## Task objective
Output the full listing below exactly, without the pictures.

## Material provided
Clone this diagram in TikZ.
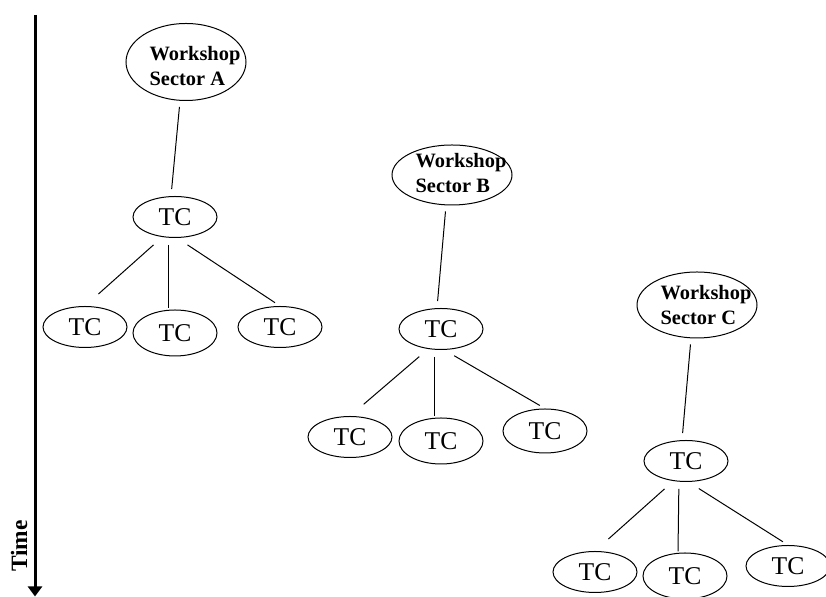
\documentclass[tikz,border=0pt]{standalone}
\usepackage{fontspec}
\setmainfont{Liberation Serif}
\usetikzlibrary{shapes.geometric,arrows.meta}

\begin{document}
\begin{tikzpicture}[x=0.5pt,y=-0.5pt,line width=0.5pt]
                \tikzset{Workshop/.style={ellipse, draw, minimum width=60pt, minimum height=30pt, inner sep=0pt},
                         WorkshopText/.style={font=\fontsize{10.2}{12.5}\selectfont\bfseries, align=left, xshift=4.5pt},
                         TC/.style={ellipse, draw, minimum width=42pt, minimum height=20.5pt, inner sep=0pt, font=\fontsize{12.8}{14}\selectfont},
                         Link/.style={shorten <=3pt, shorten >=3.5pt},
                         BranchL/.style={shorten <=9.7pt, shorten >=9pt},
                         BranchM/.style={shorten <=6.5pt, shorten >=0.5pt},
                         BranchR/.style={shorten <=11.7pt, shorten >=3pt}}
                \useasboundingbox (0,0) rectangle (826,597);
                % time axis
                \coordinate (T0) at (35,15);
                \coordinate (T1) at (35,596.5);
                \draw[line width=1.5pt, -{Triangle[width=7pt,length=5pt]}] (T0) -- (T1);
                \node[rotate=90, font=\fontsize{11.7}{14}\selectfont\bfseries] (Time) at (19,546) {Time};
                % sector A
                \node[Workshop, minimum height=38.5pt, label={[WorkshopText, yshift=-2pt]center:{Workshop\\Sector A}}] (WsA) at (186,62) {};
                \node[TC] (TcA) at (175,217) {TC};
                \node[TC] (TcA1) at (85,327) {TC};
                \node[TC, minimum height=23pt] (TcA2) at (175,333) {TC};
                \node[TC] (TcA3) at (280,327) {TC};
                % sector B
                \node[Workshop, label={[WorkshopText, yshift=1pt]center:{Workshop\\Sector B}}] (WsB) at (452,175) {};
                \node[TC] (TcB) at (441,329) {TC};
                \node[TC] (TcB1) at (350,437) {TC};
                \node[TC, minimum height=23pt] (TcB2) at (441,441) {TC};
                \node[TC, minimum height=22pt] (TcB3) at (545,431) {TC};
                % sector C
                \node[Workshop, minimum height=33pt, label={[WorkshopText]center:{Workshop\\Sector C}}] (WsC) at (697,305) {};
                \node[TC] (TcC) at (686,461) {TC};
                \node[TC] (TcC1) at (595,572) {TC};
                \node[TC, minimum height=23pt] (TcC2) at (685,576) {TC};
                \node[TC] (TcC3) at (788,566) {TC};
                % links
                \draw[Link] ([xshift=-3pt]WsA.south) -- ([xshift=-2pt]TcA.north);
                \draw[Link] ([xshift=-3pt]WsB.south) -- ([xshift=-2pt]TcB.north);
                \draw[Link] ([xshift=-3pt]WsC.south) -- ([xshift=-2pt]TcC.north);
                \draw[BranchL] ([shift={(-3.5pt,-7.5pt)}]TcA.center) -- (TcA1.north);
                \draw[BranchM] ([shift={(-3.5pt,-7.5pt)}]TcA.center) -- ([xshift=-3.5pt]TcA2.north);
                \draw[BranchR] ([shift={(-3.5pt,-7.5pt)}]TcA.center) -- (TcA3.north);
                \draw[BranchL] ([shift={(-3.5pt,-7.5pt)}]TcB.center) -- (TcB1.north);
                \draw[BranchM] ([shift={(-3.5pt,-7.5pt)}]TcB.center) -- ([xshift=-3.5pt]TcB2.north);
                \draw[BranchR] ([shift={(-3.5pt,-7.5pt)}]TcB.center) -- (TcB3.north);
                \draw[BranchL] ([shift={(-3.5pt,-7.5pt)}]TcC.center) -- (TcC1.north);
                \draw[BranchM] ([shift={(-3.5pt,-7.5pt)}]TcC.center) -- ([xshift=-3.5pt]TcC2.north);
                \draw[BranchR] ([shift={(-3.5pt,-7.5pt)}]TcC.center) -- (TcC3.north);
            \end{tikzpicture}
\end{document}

## Solution for this task
Clone this diagram in TikZ.
\documentclass[tikz,border=0pt]{standalone}
\usepackage{fontspec}
\setmainfont{Liberation Serif}
\usetikzlibrary{shapes.geometric,arrows.meta}

\begin{document}
\begin{tikzpicture}[x=0.5pt,y=-0.5pt,line width=0.5pt]
                \tikzset{Workshop/.style={ellipse, draw, minimum width=60pt, minimum height=30pt, inner sep=0pt},
                         WorkshopText/.style={font=\fontsize{10.2}{12.5}\selectfont\bfseries, align=left, xshift=4.5pt},
                         TC/.style={ellipse, draw, minimum width=42pt, minimum height=20.5pt, inner sep=0pt, font=\fontsize{12.8}{14}\selectfont},
                         Link/.style={shorten <=3pt, shorten >=3.5pt},
                         BranchL/.style={shorten <=9.7pt, shorten >=9pt},
                         BranchM/.style={shorten <=6.5pt, shorten >=0.5pt},
                         BranchR/.style={shorten <=11.7pt, shorten >=3pt}}
                \useasboundingbox (0,0) rectangle (826,597);
                % time axis
                \coordinate (T0) at (35,15);
                \coordinate (T1) at (35,596.5);
                \draw[line width=1.5pt, -{Triangle[width=7pt,length=5pt]}] (T0) -- (T1);
                \node[rotate=90, font=\fontsize{11.7}{14}\selectfont\bfseries] (Time) at (19,546) {Time};
                % sector A
                \node[Workshop, minimum height=38.5pt, label={[WorkshopText, yshift=-2pt]center:{Workshop\\Sector A}}] (WsA) at (186,62) {};
                \node[TC] (TcA) at (175,217) {TC};
                \node[TC] (TcA1) at (85,327) {TC};
                \node[TC, minimum height=23pt] (TcA2) at (175,333) {TC};
                \node[TC] (TcA3) at (280,327) {TC};
                % sector B
                \node[Workshop, label={[WorkshopText, yshift=1pt]center:{Workshop\\Sector B}}] (WsB) at (452,175) {};
                \node[TC] (TcB) at (441,329) {TC};
                \node[TC] (TcB1) at (350,437) {TC};
                \node[TC, minimum height=23pt] (TcB2) at (441,441) {TC};
                \node[TC, minimum height=22pt] (TcB3) at (545,431) {TC};
                % sector C
                \node[Workshop, minimum height=33pt, label={[WorkshopText]center:{Workshop\\Sector C}}] (WsC) at (697,305) {};
                \node[TC] (TcC) at (686,461) {TC};
                \node[TC] (TcC1) at (595,572) {TC};
                \node[TC, minimum height=23pt] (TcC2) at (685,576) {TC};
                \node[TC] (TcC3) at (788,566) {TC};
                % links
                \draw[Link] ([xshift=-3pt]WsA.south) -- ([xshift=-2pt]TcA.north);
                \draw[Link] ([xshift=-3pt]WsB.south) -- ([xshift=-2pt]TcB.north);
                \draw[Link] ([xshift=-3pt]WsC.south) -- ([xshift=-2pt]TcC.north);
                \draw[BranchL] ([shift={(-3.5pt,-7.5pt)}]TcA.center) -- (TcA1.north);
                \draw[BranchM] ([shift={(-3.5pt,-7.5pt)}]TcA.center) -- ([xshift=-3.5pt]TcA2.north);
                \draw[BranchR] ([shift={(-3.5pt,-7.5pt)}]TcA.center) -- (TcA3.north);
                \draw[BranchL] ([shift={(-3.5pt,-7.5pt)}]TcB.center) -- (TcB1.north);
                \draw[BranchM] ([shift={(-3.5pt,-7.5pt)}]TcB.center) -- ([xshift=-3.5pt]TcB2.north);
                \draw[BranchR] ([shift={(-3.5pt,-7.5pt)}]TcB.center) -- (TcB3.north);
                \draw[BranchL] ([shift={(-3.5pt,-7.5pt)}]TcC.center) -- (TcC1.north);
                \draw[BranchM] ([shift={(-3.5pt,-7.5pt)}]TcC.center) -- ([xshift=-3.5pt]TcC2.north);
                \draw[BranchR] ([shift={(-3.5pt,-7.5pt)}]TcC.center) -- (TcC3.north);
            \end{tikzpicture}
\end{document}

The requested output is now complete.